• [Exercise goal] Return, exactly as written, the lines that start at the one holding "Output the LaTeX" and end at the one holding "below=of std] (tgt)", with both of those lines kept. Skip any pictures.

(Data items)
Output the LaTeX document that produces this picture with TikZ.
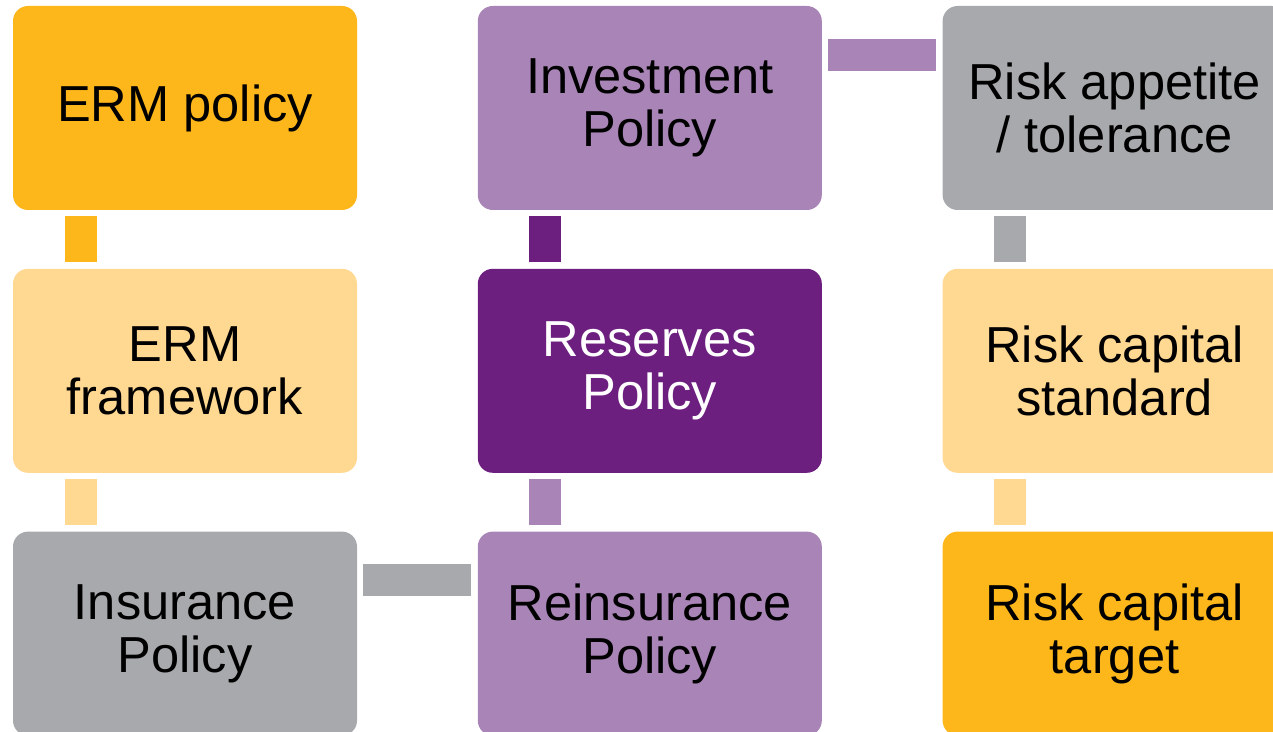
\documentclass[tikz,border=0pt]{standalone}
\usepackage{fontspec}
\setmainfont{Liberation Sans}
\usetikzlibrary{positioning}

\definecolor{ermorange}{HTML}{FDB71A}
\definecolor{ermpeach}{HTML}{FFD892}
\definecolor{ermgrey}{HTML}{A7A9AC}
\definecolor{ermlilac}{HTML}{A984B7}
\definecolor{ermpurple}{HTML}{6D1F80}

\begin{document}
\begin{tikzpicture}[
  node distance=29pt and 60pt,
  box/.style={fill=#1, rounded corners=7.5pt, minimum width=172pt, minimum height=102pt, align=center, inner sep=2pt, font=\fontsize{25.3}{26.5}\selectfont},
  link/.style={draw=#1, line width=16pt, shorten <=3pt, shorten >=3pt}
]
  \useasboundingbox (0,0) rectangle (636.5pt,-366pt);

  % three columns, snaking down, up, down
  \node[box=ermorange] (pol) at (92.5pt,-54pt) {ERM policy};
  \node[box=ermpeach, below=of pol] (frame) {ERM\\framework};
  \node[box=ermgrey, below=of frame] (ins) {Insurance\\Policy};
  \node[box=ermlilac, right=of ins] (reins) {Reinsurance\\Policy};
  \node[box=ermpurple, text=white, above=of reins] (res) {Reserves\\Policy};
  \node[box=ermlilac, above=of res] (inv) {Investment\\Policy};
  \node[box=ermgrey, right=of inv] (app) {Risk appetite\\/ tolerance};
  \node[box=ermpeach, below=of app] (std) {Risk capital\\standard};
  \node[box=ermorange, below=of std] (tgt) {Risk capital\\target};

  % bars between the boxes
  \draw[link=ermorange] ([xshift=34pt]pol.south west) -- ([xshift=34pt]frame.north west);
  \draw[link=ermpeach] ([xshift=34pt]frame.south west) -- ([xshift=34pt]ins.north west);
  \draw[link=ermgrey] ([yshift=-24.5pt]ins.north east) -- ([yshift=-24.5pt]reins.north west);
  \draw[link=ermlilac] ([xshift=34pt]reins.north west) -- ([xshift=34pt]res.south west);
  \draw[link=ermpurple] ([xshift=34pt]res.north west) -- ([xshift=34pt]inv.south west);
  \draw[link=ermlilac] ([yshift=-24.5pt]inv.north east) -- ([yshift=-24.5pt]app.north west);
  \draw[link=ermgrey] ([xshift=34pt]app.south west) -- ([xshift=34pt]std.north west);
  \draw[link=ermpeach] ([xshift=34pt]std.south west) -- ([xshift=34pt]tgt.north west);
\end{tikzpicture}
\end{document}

...

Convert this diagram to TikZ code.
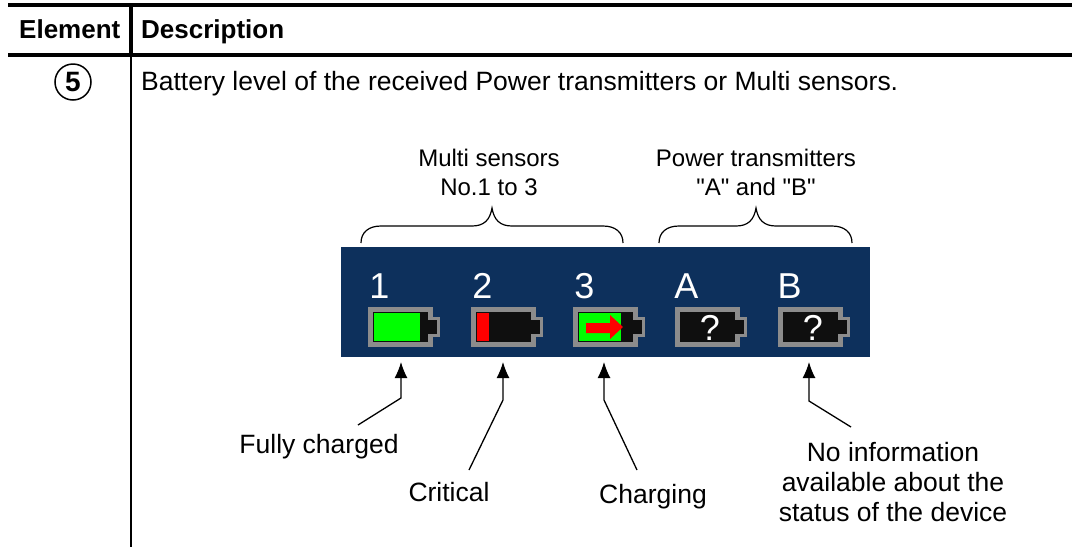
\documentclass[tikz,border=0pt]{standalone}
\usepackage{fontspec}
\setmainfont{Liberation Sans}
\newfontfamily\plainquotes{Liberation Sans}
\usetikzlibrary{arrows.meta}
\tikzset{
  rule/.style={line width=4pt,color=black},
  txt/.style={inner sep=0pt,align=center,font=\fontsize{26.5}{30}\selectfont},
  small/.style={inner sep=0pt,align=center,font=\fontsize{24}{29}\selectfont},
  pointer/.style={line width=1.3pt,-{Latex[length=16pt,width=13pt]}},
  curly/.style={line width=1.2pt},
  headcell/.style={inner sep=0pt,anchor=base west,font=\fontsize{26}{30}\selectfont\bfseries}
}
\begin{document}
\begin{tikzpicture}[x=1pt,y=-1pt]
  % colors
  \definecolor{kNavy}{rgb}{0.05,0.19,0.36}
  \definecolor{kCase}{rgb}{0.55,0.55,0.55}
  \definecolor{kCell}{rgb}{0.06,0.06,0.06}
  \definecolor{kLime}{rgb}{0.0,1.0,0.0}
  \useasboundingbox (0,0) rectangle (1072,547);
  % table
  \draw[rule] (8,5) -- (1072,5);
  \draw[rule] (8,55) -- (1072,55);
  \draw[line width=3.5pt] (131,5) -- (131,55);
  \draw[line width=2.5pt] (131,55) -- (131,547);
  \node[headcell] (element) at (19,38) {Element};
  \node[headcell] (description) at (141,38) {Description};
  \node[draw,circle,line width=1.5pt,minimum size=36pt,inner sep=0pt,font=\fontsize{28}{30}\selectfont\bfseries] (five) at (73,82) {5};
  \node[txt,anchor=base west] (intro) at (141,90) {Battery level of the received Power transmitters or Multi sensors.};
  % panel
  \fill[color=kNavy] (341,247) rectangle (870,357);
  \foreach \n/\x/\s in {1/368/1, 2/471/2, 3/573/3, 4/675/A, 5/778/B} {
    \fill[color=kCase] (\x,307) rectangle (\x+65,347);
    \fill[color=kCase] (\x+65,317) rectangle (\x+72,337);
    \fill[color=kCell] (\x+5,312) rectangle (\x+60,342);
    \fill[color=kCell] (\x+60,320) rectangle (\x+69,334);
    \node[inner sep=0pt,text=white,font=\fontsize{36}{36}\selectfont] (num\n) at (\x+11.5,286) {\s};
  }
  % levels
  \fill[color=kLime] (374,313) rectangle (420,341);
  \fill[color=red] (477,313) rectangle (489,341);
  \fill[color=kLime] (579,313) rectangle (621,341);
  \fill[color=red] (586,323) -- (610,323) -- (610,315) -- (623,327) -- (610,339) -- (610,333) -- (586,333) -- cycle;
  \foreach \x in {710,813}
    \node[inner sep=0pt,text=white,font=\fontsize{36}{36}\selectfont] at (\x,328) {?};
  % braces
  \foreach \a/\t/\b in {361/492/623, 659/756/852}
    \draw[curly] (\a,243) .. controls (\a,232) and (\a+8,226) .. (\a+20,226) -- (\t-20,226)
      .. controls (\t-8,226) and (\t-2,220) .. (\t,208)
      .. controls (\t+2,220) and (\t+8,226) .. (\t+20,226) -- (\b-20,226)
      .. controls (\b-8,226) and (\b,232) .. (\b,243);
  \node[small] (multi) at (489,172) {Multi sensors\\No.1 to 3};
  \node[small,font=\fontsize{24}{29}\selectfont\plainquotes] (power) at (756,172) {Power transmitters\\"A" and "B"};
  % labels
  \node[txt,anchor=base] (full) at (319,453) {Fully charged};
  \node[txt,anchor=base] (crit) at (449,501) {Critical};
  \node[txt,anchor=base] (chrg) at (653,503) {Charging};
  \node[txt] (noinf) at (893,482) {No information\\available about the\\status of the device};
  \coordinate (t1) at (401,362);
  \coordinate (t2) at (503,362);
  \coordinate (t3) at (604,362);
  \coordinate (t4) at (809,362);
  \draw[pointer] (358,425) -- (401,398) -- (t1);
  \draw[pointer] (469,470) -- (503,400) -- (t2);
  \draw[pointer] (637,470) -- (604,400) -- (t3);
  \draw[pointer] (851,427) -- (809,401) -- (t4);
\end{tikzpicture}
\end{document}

--

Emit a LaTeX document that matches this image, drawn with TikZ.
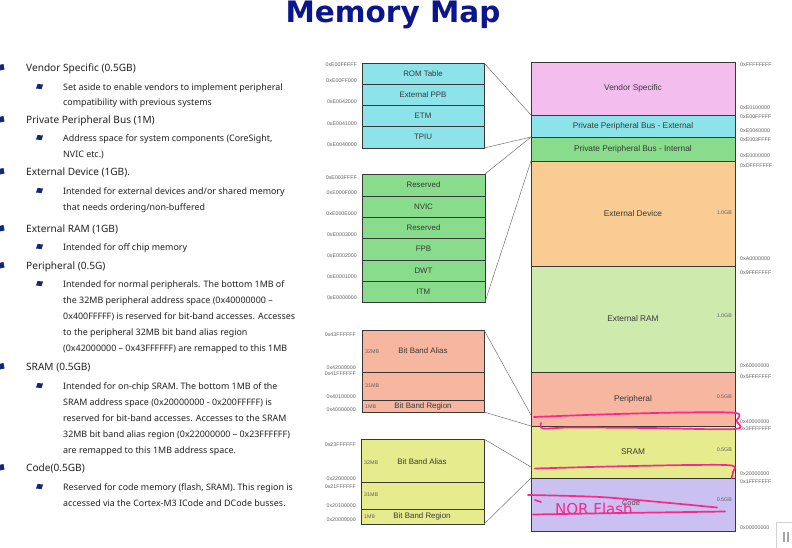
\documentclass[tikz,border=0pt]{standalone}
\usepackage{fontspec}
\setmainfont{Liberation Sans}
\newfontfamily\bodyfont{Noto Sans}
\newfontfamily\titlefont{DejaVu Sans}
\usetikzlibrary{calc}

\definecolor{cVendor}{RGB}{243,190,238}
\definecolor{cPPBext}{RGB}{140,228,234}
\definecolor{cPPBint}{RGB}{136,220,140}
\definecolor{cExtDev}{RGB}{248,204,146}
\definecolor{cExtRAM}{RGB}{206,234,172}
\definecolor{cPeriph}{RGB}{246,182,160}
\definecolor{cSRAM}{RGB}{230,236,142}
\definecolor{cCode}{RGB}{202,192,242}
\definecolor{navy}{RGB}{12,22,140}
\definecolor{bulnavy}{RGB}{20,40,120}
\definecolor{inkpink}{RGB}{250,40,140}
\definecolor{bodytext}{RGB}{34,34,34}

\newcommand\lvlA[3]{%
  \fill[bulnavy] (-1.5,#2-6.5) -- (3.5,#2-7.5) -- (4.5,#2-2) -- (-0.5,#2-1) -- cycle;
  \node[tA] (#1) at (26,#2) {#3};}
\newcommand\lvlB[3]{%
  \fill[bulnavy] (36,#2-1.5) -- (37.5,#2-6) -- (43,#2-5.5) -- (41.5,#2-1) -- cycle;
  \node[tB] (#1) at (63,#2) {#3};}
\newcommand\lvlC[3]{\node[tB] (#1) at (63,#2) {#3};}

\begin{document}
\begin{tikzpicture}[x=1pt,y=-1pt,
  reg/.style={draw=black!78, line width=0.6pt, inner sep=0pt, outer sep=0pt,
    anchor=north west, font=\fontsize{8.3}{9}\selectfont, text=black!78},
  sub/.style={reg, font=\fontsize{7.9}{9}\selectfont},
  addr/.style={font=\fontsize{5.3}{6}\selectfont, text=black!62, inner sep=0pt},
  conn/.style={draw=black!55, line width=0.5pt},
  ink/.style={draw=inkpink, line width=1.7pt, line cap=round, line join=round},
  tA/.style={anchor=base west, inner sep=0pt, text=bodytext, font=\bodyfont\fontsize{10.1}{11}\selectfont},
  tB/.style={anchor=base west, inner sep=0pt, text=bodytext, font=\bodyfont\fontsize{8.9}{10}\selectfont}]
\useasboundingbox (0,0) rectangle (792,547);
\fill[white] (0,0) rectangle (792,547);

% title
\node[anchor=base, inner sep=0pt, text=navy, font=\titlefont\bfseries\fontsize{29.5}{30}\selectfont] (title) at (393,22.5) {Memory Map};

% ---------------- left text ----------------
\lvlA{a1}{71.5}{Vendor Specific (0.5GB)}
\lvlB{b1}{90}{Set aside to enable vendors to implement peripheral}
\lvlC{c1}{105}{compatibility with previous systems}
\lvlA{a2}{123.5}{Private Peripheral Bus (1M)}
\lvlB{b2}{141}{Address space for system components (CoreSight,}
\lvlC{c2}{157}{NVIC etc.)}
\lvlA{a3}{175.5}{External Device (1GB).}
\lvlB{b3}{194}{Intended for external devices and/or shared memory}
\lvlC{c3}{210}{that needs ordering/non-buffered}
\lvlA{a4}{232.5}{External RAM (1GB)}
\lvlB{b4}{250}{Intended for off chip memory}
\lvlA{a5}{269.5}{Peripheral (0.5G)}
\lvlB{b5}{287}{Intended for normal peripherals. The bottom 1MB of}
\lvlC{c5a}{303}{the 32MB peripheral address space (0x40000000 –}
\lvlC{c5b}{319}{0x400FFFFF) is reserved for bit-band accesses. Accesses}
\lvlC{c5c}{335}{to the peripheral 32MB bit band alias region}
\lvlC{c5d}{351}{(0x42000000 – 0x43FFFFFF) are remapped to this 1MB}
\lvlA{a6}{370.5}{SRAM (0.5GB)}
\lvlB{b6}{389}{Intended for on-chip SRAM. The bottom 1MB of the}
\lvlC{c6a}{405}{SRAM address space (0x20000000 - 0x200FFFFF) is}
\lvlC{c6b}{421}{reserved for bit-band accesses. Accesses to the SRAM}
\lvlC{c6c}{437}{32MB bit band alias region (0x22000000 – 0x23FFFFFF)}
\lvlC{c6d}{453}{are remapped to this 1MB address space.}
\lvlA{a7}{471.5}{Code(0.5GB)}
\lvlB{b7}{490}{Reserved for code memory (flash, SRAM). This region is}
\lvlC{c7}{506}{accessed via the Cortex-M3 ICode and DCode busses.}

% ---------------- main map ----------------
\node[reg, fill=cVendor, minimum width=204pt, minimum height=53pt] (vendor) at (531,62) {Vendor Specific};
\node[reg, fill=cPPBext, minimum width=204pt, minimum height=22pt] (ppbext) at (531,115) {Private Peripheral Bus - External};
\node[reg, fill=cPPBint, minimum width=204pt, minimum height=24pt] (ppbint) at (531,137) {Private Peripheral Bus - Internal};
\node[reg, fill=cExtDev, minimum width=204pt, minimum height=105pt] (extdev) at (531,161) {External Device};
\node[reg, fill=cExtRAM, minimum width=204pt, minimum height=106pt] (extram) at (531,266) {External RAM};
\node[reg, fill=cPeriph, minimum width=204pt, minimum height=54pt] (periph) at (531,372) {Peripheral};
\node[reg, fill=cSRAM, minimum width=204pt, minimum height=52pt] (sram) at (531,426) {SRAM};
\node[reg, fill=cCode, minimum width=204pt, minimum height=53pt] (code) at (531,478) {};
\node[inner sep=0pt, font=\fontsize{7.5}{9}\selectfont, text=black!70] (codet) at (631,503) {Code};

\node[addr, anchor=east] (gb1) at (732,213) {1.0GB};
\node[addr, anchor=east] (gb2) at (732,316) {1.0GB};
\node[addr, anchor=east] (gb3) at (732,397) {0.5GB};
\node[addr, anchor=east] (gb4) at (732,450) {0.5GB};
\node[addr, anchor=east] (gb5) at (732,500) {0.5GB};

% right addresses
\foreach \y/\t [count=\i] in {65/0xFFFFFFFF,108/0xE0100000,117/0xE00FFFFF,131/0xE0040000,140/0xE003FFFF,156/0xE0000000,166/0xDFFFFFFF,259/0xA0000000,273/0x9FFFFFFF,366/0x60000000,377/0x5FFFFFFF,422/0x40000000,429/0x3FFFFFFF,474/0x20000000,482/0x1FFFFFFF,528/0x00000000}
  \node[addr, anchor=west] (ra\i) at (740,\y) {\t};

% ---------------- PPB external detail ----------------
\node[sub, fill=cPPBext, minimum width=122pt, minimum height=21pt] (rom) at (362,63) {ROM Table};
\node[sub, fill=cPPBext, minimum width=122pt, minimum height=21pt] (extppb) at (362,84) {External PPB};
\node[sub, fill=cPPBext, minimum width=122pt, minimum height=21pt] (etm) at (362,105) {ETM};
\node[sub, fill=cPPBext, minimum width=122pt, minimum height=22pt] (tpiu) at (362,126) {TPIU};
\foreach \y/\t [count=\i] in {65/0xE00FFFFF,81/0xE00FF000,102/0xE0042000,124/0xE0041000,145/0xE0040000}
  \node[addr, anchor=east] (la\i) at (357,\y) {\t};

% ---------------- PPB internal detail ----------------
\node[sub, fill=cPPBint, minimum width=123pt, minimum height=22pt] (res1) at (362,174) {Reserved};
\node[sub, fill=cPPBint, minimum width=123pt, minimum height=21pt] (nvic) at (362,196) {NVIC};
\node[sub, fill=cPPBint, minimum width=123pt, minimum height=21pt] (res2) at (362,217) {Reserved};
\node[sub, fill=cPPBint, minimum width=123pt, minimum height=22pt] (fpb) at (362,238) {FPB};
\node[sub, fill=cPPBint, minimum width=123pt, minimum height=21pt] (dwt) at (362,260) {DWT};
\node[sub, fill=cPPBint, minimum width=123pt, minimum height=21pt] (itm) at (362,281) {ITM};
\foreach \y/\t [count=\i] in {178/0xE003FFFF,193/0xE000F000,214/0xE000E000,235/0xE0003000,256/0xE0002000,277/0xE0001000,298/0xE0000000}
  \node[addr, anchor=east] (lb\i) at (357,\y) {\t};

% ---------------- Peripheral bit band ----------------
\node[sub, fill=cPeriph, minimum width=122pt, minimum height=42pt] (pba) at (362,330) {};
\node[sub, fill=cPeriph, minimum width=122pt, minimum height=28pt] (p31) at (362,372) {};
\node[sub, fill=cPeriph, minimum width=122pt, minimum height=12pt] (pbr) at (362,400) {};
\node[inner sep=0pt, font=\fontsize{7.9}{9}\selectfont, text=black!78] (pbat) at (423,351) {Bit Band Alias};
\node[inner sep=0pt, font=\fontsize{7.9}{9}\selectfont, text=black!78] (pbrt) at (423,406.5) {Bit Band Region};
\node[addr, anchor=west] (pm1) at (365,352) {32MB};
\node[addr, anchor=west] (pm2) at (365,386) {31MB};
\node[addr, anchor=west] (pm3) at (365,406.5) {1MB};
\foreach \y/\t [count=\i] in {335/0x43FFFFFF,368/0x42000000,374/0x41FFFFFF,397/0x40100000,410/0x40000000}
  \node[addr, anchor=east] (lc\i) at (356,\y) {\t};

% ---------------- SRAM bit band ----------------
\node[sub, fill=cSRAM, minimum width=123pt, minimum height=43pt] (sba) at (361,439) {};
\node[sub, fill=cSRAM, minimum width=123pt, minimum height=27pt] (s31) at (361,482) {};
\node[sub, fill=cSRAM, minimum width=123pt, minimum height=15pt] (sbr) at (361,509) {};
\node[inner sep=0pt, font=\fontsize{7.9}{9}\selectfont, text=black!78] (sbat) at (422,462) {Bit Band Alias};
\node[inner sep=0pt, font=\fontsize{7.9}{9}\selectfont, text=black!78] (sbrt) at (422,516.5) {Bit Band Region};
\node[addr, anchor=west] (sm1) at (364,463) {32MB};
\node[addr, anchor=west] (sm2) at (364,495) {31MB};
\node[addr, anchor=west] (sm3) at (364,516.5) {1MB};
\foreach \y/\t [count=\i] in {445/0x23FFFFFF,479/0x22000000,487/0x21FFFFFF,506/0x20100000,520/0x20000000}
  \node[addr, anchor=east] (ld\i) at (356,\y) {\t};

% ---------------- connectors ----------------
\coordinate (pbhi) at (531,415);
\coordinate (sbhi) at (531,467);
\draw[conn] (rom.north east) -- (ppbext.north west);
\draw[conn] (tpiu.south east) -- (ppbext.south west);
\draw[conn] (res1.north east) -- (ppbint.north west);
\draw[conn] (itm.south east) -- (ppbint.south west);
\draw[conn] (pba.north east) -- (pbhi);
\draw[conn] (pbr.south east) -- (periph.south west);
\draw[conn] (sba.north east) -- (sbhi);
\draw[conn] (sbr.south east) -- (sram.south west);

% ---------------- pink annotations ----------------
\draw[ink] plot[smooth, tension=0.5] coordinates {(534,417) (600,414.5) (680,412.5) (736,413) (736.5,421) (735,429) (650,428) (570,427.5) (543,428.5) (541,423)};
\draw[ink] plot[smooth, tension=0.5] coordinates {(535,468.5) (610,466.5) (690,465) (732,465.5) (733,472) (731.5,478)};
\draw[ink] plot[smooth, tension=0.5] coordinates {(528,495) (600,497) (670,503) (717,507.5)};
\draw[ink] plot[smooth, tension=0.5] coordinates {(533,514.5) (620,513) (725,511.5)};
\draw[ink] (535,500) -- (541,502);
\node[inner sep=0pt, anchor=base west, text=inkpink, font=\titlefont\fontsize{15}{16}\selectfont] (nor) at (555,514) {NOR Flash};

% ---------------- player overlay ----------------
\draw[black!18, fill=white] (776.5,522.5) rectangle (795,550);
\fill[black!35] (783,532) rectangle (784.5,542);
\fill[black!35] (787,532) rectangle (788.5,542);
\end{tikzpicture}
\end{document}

• [Exercise result]
Output the LaTeX document that produces this picture with TikZ.
\documentclass[tikz,border=0pt]{standalone}
\usepackage{fontspec}
\setmainfont{Liberation Sans}
\usetikzlibrary{positioning}

\definecolor{ermorange}{HTML}{FDB71A}
\definecolor{ermpeach}{HTML}{FFD892}
\definecolor{ermgrey}{HTML}{A7A9AC}
\definecolor{ermlilac}{HTML}{A984B7}
\definecolor{ermpurple}{HTML}{6D1F80}

\begin{document}
\begin{tikzpicture}[
  node distance=29pt and 60pt,
  box/.style={fill=#1, rounded corners=7.5pt, minimum width=172pt, minimum height=102pt, align=center, inner sep=2pt, font=\fontsize{25.3}{26.5}\selectfont},
  link/.style={draw=#1, line width=16pt, shorten <=3pt, shorten >=3pt}
]
  \useasboundingbox (0,0) rectangle (636.5pt,-366pt);

  % three columns, snaking down, up, down
  \node[box=ermorange] (pol) at (92.5pt,-54pt) {ERM policy};
  \node[box=ermpeach, below=of pol] (frame) {ERM\\framework};
  \node[box=ermgrey, below=of frame] (ins) {Insurance\\Policy};
  \node[box=ermlilac, right=of ins] (reins) {Reinsurance\\Policy};
  \node[box=ermpurple, text=white, above=of reins] (res) {Reserves\\Policy};
  \node[box=ermlilac, above=of res] (inv) {Investment\\Policy};
  \node[box=ermgrey, right=of inv] (app) {Risk appetite\\/ tolerance};
  \node[box=ermpeach, below=of app] (std) {Risk capital\\standard};
  \node[box=ermorange, below=of std] (tgt) {Risk capital\\target};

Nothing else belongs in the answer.